Sound too technical? Don't worry, there's an app called the Photographer's Ephemeris ($4.99) that will tell you exactly when, where, time, latitude, longitude of where things, the Milky Way, are going to be. You can also look for this information on the national weather service found at weather.gov. Type in the city that is closest to you, refine your search by scrolling though maps, and click on your exact shooting location. You can also check out and use cleardarksky.com to gather information such as hourly forecast, temperature, precipitation, wind speed, and most importantly the percentage of clouds in the sky. Also, you will want to get as far away from city lights as possible. To find the darkest part of a suburban/metropolitan area go to darksitefinder.com
This part may sound a bit technical, but trust me, the photographer's Ephemeris will not let you down. When shooting the Milky Way, you want to get it as the moon is below the horizon and the galactic center of the Milky Way is in the right position, which is two hours before sunrise, and the moon sets at midnight. This is called astronomical dawn and astronomical dusk. It's when the sun is 18 degrees below the horizon and the sky is as dark as it's going to get. Astronomical dawn and astronomical dusk occur between an hour and a half to two hours after sunset, all depending on the time of the year.
From some mentors of mine, I have learned that the best pictures are when you can shoot the galactic center when it is only 10 to 15 degrees or more above the horizon between the astronomical dawn and dusk. For example in Colorado and Utah, the Milky Way season extends from March 1st till October 1st. On March 1st you'll have 45 minutes between astronomical dawn and dusk to when the galactic center is set below 10 degrees. In springtime at higher northern altitudes, you will want to shoot before the A.D. (astronomical dawn) when the center is rising to the southeast. Midsummer, you can shoot for most of the night. I suggest using landscape foreground or background to really pull in and "POP" up the galactic center of the Milky Way. In the Autumn months you can only shoot the galactic center of the Milky Way looking towards the south-east after A.D.
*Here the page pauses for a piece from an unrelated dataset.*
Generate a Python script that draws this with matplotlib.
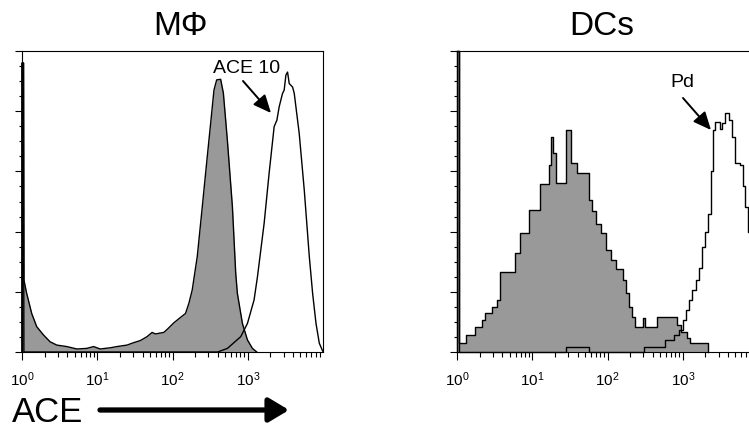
import numpy as np
import matplotlib
matplotlib.use('Agg')
import matplotlib.pyplot as plt
from matplotlib.ticker import FixedLocator, LogLocator, MultipleLocator, NullFormatter
from matplotlib.patches import FancyArrowPatch

plt.rcParams['font.family'] = ['Liberation Sans', 'DejaVu Sans']
plt.rcParams['mathtext.fontset'] = 'custom'
plt.rcParams['mathtext.rm'] = 'Liberation Sans'
plt.rcParams['mathtext.default'] = 'regular'

# MΦ panel: log10(fluorescence) positions and % of max
mf_ctrl_log = [0.0, 0.0, 0.02, 0.025, 0.062, 0.129, 0.196, 0.284, 0.373, 0.462, 0.596, 0.729,
               0.862, 0.951, 1.04, 1.173, 1.262, 1.396, 1.484, 1.573, 1.662, 1.729,
               1.773, 1.884, 1.929, 2.018, 2.107, 2.173, 2.218, 2.262, 2.329, 2.396,
               2.462, 2.507, 2.551, 2.587, 2.64, 2.676, 2.729, 2.796, 2.84, 2.862,
               2.929, 2.996, 3.062, 3.12]
mf_ctrl_val = [0, 96, 96, 24, 19.5, 12.8, 8.4, 5.7, 3.4, 2.3, 1.8, 1.0,
               1.2, 1.8, 1.0, 1.4, 1.8, 2.3, 3.1, 3.8, 5.1, 6.5,
               6.0, 6.5, 7.5, 9.7, 11.5, 12.8, 16.2, 20.6, 31.7, 48.3,
               64.9, 76, 87, 90.4, 90.6, 86, 70.4, 48.3, 26.2, 19.5,
               9.5, 4.0, 1.2, 0]
mf_ace_log = [0.0, 0.0, 0.02, 0.025, 2.6, 2.73, 2.907, 2.996, 3.084, 3.129, 3.218, 3.284,
              3.351, 3.387, 3.418, 3.462, 3.484, 3.507, 3.529, 3.551, 3.596, 3.618,
              3.684, 3.751, 3.818, 3.862, 3.907, 3.951, 3.996]
mf_ace_val = [0, 96, 96, 0, 0, 1.2, 5.1, 9.5, 17.3, 25, 42.8, 59.4,
              74.9, 77, 81.5, 85.9, 87, 92, 93, 89.2, 88, 85.9,
              72.6, 53.8, 31.7, 19.5, 9.5, 2.9, 0.3]

# DC panel: histogram bins (left edge in log10) and heights
dc_ctrl_log = [0.0, 0.025, 0.12, 0.24, 0.33, 0.375, 0.46, 0.53, 0.576, 0.776, 0.843,
               0.955, 1.10, 1.222, 1.25, 1.28, 1.31, 1.45, 1.52, 1.60, 1.75, 1.80,
               1.85, 1.92, 1.98, 2.05, 2.11, 2.2, 2.25, 2.29, 2.33, 2.37, 2.47,
               2.50, 2.66, 2.93, 2.98, 3.05, 3.09, 3.33]
dc_ctrl_val = [100, 2.9, 5.7, 8.4, 10.6, 12.8, 15.1, 17.3, 26.7, 32.8, 39.4,
               47.1, 55.9, 62, 71.5, 66, 56, 73.8, 62.7, 59.4, 50.5, 47,
               42.5, 39.4, 33.8, 30.4, 27.7, 23.9, 19.5, 15.1, 11.7, 8.4, 11.2,
               8.4, 11.5, 9.0, 6.8, 4.5, 2.9, 0]
dc_pd_log = [0.0, 0.025, 1.45, 1.76, 2.48, 2.77, 2.88, 2.95, 3.0, 3.04, 3.08, 3.12,
             3.17, 3.21, 3.26, 3.30, 3.34, 3.38, 3.40, 3.43, 3.49, 3.52, 3.56,
             3.62, 3.66, 3.70, 3.76, 3.80, 3.83, 3.87, 3.9, 3.95, 4.0]
dc_pd_val = [100, 0, 1.8, 0, 1.8, 4.0, 5.7, 7.3, 10.6, 13.9, 17.3, 20.6,
             24, 28, 34.9, 40, 46, 60, 73.8, 76.5, 74.1, 76, 79.4,
             77, 71.5, 62.7, 62.2, 55, 48.3, 40, 32.8, 20, 0]

titles = ['MΦ', 'DCs']
gray = '#999999'

fig = plt.figure(figsize=(7.49, 4.30), dpi=100)
ax1 = fig.add_axes([22 / 749, 1 - 352 / 430, 301 / 749, 301 / 430])
ax2 = fig.add_axes([457 / 749, 1 - 352 / 430, 301 / 749, 301 / 430])

x = 10 ** np.array(mf_ctrl_log)
ax1.fill_between(x, mf_ctrl_val, 0, color=gray, lw=0)
ax1.plot(x, mf_ctrl_val, color='black', lw=1.0, clip_on=False)
ax1.plot(10 ** np.array(mf_ace_log), mf_ace_val, color='black', lw=1.0, clip_on=False)

x = 10 ** np.array(dc_ctrl_log)
ax2.fill_between(x, dc_ctrl_val, 0, color=gray, lw=0, step='post')
ax2.plot(np.r_[1, x], np.r_[0, dc_ctrl_val], color='black', lw=1.0,
         drawstyle='steps-post', clip_on=False)
ax2.plot(10 ** np.array(dc_pd_log), dc_pd_val, color='black', lw=1.0,
         drawstyle='steps-post', clip_on=False)

for ax in (ax1, ax2):
    ax.set_xscale('log')
    ax.set_xlim(1, 1e4)
    ax.set_ylim(0, 100)
    ax.xaxis.set_major_locator(FixedLocator([1, 10, 100, 1000]))
    ax.xaxis.set_minor_locator(LogLocator(base=10, subs=np.arange(2, 10)))
    ax.xaxis.set_minor_formatter(NullFormatter())
    ax.yaxis.set_major_locator(MultipleLocator(20))
    ax.yaxis.set_minor_locator(MultipleLocator(5))
    ax.yaxis.set_major_formatter(NullFormatter())
    ax.tick_params(axis='x', which='major', length=6, width=0.8, labelsize=11, pad=7)
    ax.tick_params(axis='x', which='minor', length=3.3, width=0.8)
    ax.tick_params(axis='y', which='major', length=5, width=0.8)
    ax.tick_params(axis='y', which='minor', length=2.5, width=0.8)
    for s in ax.spines.values():
        s.set_linewidth(0.8)

fig.text(180 / 749, 1 - 35 / 430, titles[0], fontsize=24, ha='center', va='baseline')
fig.text(602 / 749, 1 - 35 / 430, titles[1], fontsize=24, ha='center', va='baseline')

# peak labels with arrows
arrow_style = '-|>,head_length=0.9,head_width=0.4'
fig.text(247 / 749, 1 - 73 / 430, 'ACE 10', fontsize=14, ha='center', va='baseline')
fig.add_artist(FancyArrowPatch((243 / 749, 1 - 81 / 430), (271 / 749, 1 - 113 / 430),
                               transform=fig.transFigure, arrowstyle=arrow_style,
                               mutation_scale=12, lw=1.4, color='black', shrinkA=0, shrinkB=0))
fig.text(682 / 749, 1 - 87 / 430, 'Pd', fontsize=14, ha='center', va='baseline')
fig.add_artist(FancyArrowPatch((683 / 749, 1 - 98 / 430), (711 / 749, 1 - 130 / 430),
                               transform=fig.transFigure, arrowstyle=arrow_style,
                               mutation_scale=12, lw=1.4, color='black', shrinkA=0, shrinkB=0))

# axis label
fig.text(12 / 749, 1 - 422 / 430, 'ACE', fontsize=25, ha='left', va='baseline')
fig.add_artist(FancyArrowPatch((100 / 749, 1 - 410 / 430), (289 / 749, 1 - 410 / 430),
                               transform=fig.transFigure, arrowstyle='-|>,head_length=0.55,head_width=0.33',
                               mutation_scale=22, lw=3.8, color='black', shrinkA=0, shrinkB=0))

fig.savefig('out.png', dpi=100)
If you're wanting to shoot the full arc of the Milky Way, the geometry is going to be different. You're going to want to be looking east during new moons between April through June, at the right time of the night when the highest point of the Milky Way is going to be 30 to 45 degrees above the horizon, and east when the galactic center is 10 degrees above the horizon. July through August the top of the Milky Way is going to be so high in the sky by the time it gets dark enough that it will be difficult to get the full arc of the Milky Way. To capture the full arc you'll need to learn stitching panorama. Which is basically capturing a picture in segments using multiple frames that are stitched together in post processing.
Let me pull this all together for you. The easiest way to shoot the Milky Way is with an ultra-wide angle lens with a fast maximum aperture, like a 16 to 35 mm or 14 to 24 mm f/2.8 is ideal. Set your lens to its shortest focal length and focus to infinity and at daylight. If possible, tape your lens to secure the focus ring. If you can't focus in daylight, you'll have to use live view magnified to 10x to focus manually on a bright planet or star. An exposure of 30 seconds f/2.8, iso at 6400 will give you a bright shot of the Milky Way. If your focal length is shorter than 16 mm, the stars will look round in a normal print. If you use a daylight white balance to preserve star colors it will shift the color of the sky toward a blue color in light-room. Also you will want to turn off your in camera long exposure noise reduction and high iso noise reduction. You can also reduce digital noise in light-room. Lastly, use a solid tripod with a inter-valometer, it'll allow longer exposures than 30 seconds. I hope that is helpful and will set you off in new journeys to shoot fantastic pictures of the Milky Way.